The couple said they began Sunday celebrating their son’s birthday, but that fun quickly evolved into panic when the air near 68th and Pella Road filled with smoke.

“Fire crews pulled in and it was 20 minutes ‘get out get out get out’,” Micah said. “‘Grab your things and go.’ We pulled out and the cavalry pulled in.”

Kayla said volunteer firefighters camped out at the house all night to keep the flames away. The couple shared a beer with a few of them in the much-welcomed rain Monday afternoon, including Dustin McGee, who was fighting fire at the home into the early hours of the morning.

“We were just trying to knock it down, keep it away from structures so people’s homes didn’t go,” McGee said. “This is the worst fire I’ve seen.”

McGee said until he drove into the Reehl’s driveway Monday, he didn’t know how the home fared.

“It was dark you didn’t really know but I was pretty happy it didn’t get as close as it could have,” McGee said.

The Reehl family lost nothing, save for a few deer cameras out in their fields, leaving them feeling nothing but gratitude.

“It’s emotional knowing that just gives you goosebumps that there are so many good people out there in our community that work together,” Kayla said.

They’re not the only family counting their blessings after the fires.

Dwayne Pospisil, a farmer who lives near Southwest 86th Street and Princeton Road, near Olive Creek Lake, said he too is thanking volunteer firefighters and farmers who helped ensure his family, his cows and his home were safe.

“We saved a lot,” Pospisil said. “Everybody saved a lot.”
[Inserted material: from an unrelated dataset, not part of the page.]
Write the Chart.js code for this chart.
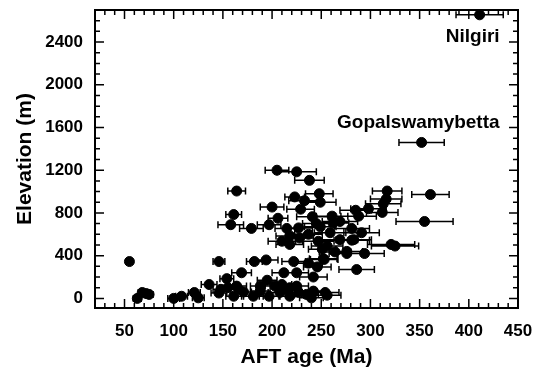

Two wildfires that spread in southern Lancaster County Sunday evening are contained, and emergency crews are assessing the damage

Pospisil said firefighters urged him to evacuate from his home, but he stayed to protect it from the flames by turning on irrigation pivots and spraying the ground with water. He said it was hard to fight the flames.

“It was moving fast and it was whipping in circles and just jumping everywhere,” Pospisil said. “There was a guy here wetting the ground and that’s about the only thing that didn’t burn, it just jumped over it. The wind was unbelievable.”

So far, Pospisil knows he lost an outbuilding with an antique trailer, equipment and feed for his cows, but it could have been a lot worse.

“They risked everything and neighbors and friends and even not neighbors came to help I heard,” Pospisil said. “I really appreciate it.”

McGee said volunteer firefighters don’t give that sacrifice a second thought.

“I just enjoy it,” McGee said. “I enjoy helping the community.”

Even when it’s scary, McGee said he’d don his gear and go into the flames again in a heartbeat.

“We have everything, all the buildings were saved, just look at it all,” Micah said. “It’s because of those volunteers, they’re the reason it’s still here.”